**INSTRUCTION:**
Select lines where the word "with" appears.

**LISTED RECORDS:**
/---

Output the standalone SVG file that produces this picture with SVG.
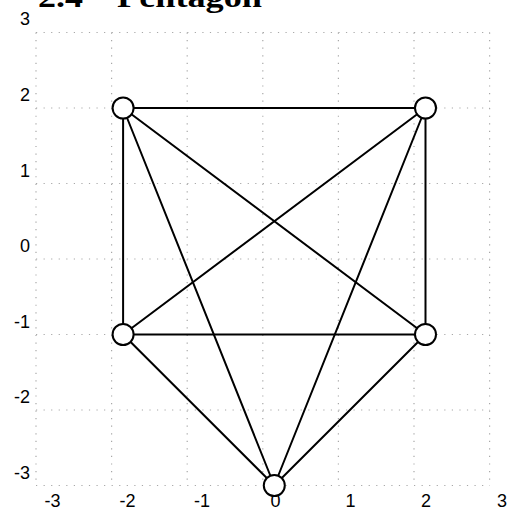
<svg xmlns="http://www.w3.org/2000/svg" width="512" height="519" viewBox="0 0 512 519">
<style>
.grid line{stroke:#a8a8a8;stroke-width:1.2;stroke-dasharray:1.2 6.36;fill:none}
.edges line{stroke:#000;stroke-width:2;stroke-linecap:round}
.node circle{fill:#fff;stroke:#000;stroke-width:2}
.lab{font-family:"Liberation Sans",Arial,sans-serif;font-size:18px;fill:#000}
.title{font-family:"Liberation Serif","Times New Roman",serif;font-weight:bold;font-size:30px;fill:#000}
</style>
<rect width="512" height="519" fill="#fff"/>
<g class="title">
<text x="38" y="7" textLength="45" lengthAdjust="spacingAndGlyphs">2.4</text>
<text x="117" y="7" textLength="145" lengthAdjust="spacingAndGlyphs">Pentagon</text>
</g>
<g class="grid">
<line x1="36" y1="32.5" x2="490" y2="32.5"/>
<line x1="36" y1="108" x2="490" y2="108"/>
<line x1="36" y1="183.5" x2="490" y2="183.5"/>
<line x1="36" y1="259" x2="490" y2="259"/>
<line x1="36" y1="334.5" x2="490" y2="334.5"/>
<line x1="36" y1="410" x2="490" y2="410"/>
<line x1="36" y1="485.5" x2="490" y2="485.5"/>
<line x1="36" y1="32.5" x2="36" y2="485.5"/>
<line x1="111.6" y1="32.5" x2="111.6" y2="485.5"/>
<line x1="187.2" y1="32.5" x2="187.2" y2="485.5"/>
<line x1="262.8" y1="32.5" x2="262.8" y2="485.5"/>
<line x1="338.4" y1="32.5" x2="338.4" y2="485.5"/>
<line x1="414" y1="32.5" x2="414" y2="485.5"/>
<line x1="489.6" y1="32.5" x2="489.6" y2="485.5"/>
</g>
<g class="lab" text-anchor="end">
<text x="30" y="25">3</text>
<text x="30" y="101">2</text>
<text x="30" y="177">1</text>
<text x="30" y="252">0</text>
<text x="30" y="328">-1</text>
<text x="30" y="403">-2</text>
<text x="30" y="479">-3</text>
</g>
<g class="lab" text-anchor="middle">
<text x="52.5" y="507">-3</text>
<text x="127.5" y="507">-2</text>
<text x="202" y="507">-1</text>
<text x="275.5" y="507">0</text>
<text x="350.5" y="507">1</text>
<text x="426" y="507">2</text>
<text x="502" y="507">3</text>
</g>
<g class="edges" id="connectors">
<line x1="123.1" y1="108" x2="425.5" y2="108"/>
<line x1="123.1" y1="108" x2="123.1" y2="334.5"/>
<line x1="123.1" y1="108" x2="425.5" y2="334.5"/>
<line x1="123.1" y1="108" x2="274.3" y2="485.5"/>
<line x1="425.5" y1="108" x2="425.5" y2="334.5"/>
<line x1="425.5" y1="108" x2="123.1" y2="334.5"/>
<line x1="425.5" y1="108" x2="274.3" y2="485.5"/>
<line x1="123.1" y1="334.5" x2="425.5" y2="334.5"/>
<line x1="123.1" y1="334.5" x2="274.3" y2="485.5"/>
<line x1="425.5" y1="334.5" x2="274.3" y2="485.5"/>
</g>
<g id="n1" class="node"><circle cx="123.1" cy="108" r="10.5"/></g>
<g id="n2" class="node"><circle cx="425.5" cy="108" r="10.5"/></g>
<g id="n3" class="node"><circle cx="123.1" cy="334.5" r="10.5"/></g>
<g id="n4" class="node"><circle cx="425.5" cy="334.5" r="10.5"/></g>
<g id="n5" class="node"><circle cx="274.3" cy="485.5" r="10.5"/></g>
</svg>
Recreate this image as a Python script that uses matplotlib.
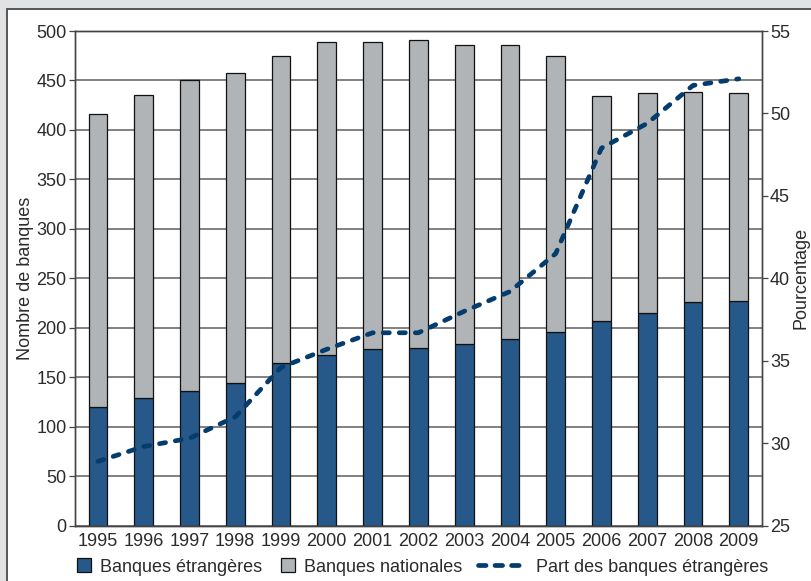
import matplotlib
matplotlib.use("Agg")
import matplotlib.pyplot as plt
from matplotlib.patches import Rectangle, Patch
from matplotlib.lines import Line2D

# Number of banks by year, split between foreign and domestic banks
years = ["1995", "1996", "1997", "1998", "1999", "2000", "2001", "2002",
         "2003", "2004", "2005", "2006", "2007", "2008", "2009"]
foreign_banks = [120, 129, 136, 144, 164, 173, 179, 180, 184, 189, 196, 207, 215, 226, 227]
national_banks = [296, 306, 314, 314, 311, 316, 310, 311, 302, 297, 279, 227, 222, 212, 210]
# Share of foreign banks (%)
foreign_share = [28.9, 29.8, 30.3, 31.6, 34.6, 35.7, 36.7, 36.7, 38.0, 39.2, 41.5, 47.9, 49.4, 51.7, 52.1]

left_ticks = list(range(0, 501, 50))
right_ticks = list(range(25, 56, 5))

blue = "#27588a"
grey = "#b1b4b7"
line_blue = "#053c6e"
text_col = "#2b2b2b"
grid_col = "#5f5f5f"
fs = 13

plt.rcParams["font.family"] = ["Liberation Sans", "DejaVu Sans"]

fig = plt.figure(figsize=(8.12, 5.81), dpi=100)
fig.patch.set_facecolor("#e1e2e4")

# White inner panel with a dark frame, drawn beneath the axes
panel = Rectangle((7 / 812, -0.05), 1.0, 0.05 + (581 - 9) / 581,
                  transform=fig.transFigure, facecolor="white",
                  edgecolor="#4a4a4a", linewidth=1.3, zorder=-10)
fig.patches.append(panel)

ax = fig.add_axes([75 / 812, (581 - 525.7) / 581, (761.7 - 75) / 812, (525.7 - 31) / 581])
ax.set_facecolor("white")
x = list(range(len(years)))
bw = 0.41
ax.bar(x, foreign_banks, width=bw, color=blue, edgecolor="#111111", linewidth=0.9, zorder=2)
ax.bar(x, national_banks, width=bw, bottom=foreign_banks, color=grey,
       edgecolor="#111111", linewidth=0.9, zorder=2)

ax.set_xlim(-0.5, len(years) - 0.5)
ax.set_ylim(0, 500)
ax.set_yticks(left_ticks)
ax.set_xticks(x)
ax.set_xticklabels(years)
ax.set_axisbelow(True)
ax.yaxis.grid(True, color=grid_col, linewidth=1.1)
ax.tick_params(axis="x", length=0, pad=5, labelsize=fs, labelcolor=text_col)
ax.tick_params(axis="y", length=4, width=0.9, color="#444444", pad=2,
               labelsize=fs, labelcolor=text_col)
for s in ax.spines.values():
    s.set_color("#444444")
    s.set_linewidth(1.0)
ax.set_ylabel("Nombre de banques", fontsize=fs, color=text_col, labelpad=2)

ax2 = ax.twinx()
ax2.plot(x, foreign_share, color=line_blue, linewidth=3.4,
         dashes=(1.3, 2.1), dash_capstyle="round", solid_capstyle="round", zorder=3)
ax2.set_ylim(25, 55)
ax2.set_yticks(right_ticks)
ax2.tick_params(axis="y", length=4, width=0.9, color="#444444", pad=2,
                labelsize=fs, labelcolor=text_col)
for s in ax2.spines.values():
    s.set_color("#444444")
    s.set_linewidth(1.0)
ax2.set_ylabel("Pourcentage", fontsize=fs, color=text_col, labelpad=2)

# Legend: two bar swatches and the dashed share line
bar_handles = [Patch(facecolor=blue, edgecolor="#111111", linewidth=0.9),
               Patch(facecolor=grey, edgecolor="#111111", linewidth=0.9)]
leg1 = fig.legend(bar_handles, ["Banques étrangères", "Banques nationales"],
                  loc="center left", bbox_to_anchor=(77 / 812, 14 / 581),
                  ncol=2, frameon=False, fontsize=fs, handlelength=0.8,
                  handleheight=0.8, handletextpad=0.5, columnspacing=1.0,
                  labelcolor=text_col, borderaxespad=0, borderpad=0)
line_handle = Line2D([], [], color=line_blue, linewidth=3.4, dashes=(1.6, 1.9),
                     dash_capstyle="round")
leg2 = fig.legend([line_handle], ["Part des banques étrangères"],
                  loc="center left", bbox_to_anchor=(478 / 812, 14 / 581),
                  frameon=False, fontsize=fs, handlelength=2.5,
                  handletextpad=0.7, labelcolor=text_col, borderaxespad=0, borderpad=0)

fig.savefig("out.png", dpi=100, facecolor=fig.get_facecolor())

\---

**IN RESPONSE:**
Output the standalone SVG file that produces this picture with SVG.
# White inner panel with a dark frame, drawn beneath the axes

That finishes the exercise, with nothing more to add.